模型训练是分批次进行训练,每次加载指定的数据量进行训练,硬件设备可能无法做到一次加载全部数据。
def random_mini_batches(X, Y, mini_batch_size = 64, seed = 0):
"""
Creates a list of random minibatches from (X, Y)
Arguments:
X -- input data, of shape (input size, number of examples) (m, Hi, Wi, Ci)
Y -- true "label" vector (containing 0 if cat, 1 if non-cat), of shape (1, number of examples) (m, n_y)
mini_batch_size - size of the mini-batches, integer
seed -- this is only for the purpose of grading, so that you're "random minibatches are the same as ours.
Returns:
mini_batches -- list of synchronous (mini_batch_X, mini_batch_Y)
"""
m = X.shape[0] # number of training examples
mini_batches = []
np.random.seed(seed)
# Step 1: Shuffle (X, Y)
permutation = list(np.random.permutation(m))
shuffled_X = X[permutation, :, :, :]
shuffled_Y = Y[permutation, :]
# Step 2: Partition (shuffled_X, shuffled_Y). Minus the end case.

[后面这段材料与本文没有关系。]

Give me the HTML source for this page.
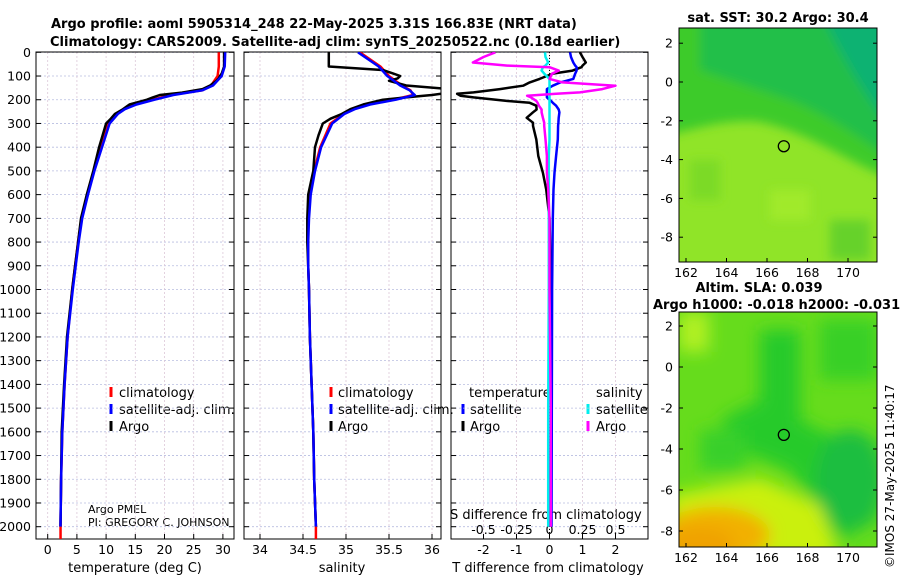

num_complete_minibatches = math.floor(m/mini_batch_size) # number of mini batches of size mini_batch_size in your partitionning
for k in range(0, num_complete_minibatches):
mini_batch_X = shuffled_X[k * mini_batch_size : k * mini_batch_size + mini_batch_size,:,:,:]
mini_batch_Y = shuffled_Y[k * mini_batch_size : k * mini_batch_size + mini_batch_size,:]
mini_batch = (mini_batch_X, mini_batch_Y)
mini_batches.append(mini_batch)
# Handling the end case (last mini-batch < mini_batch_size)
if m % mini_batch_size != 0:
mini_batch_X = shuffled_X[num_complete_minibatches * mini_batch_size : m,:,:,:]
mini_batch_Y = shuffled_Y[num_complete_minibatches * mini_batch_size : m,:]
mini_batch = (mini_batch_X, mini_batch_Y)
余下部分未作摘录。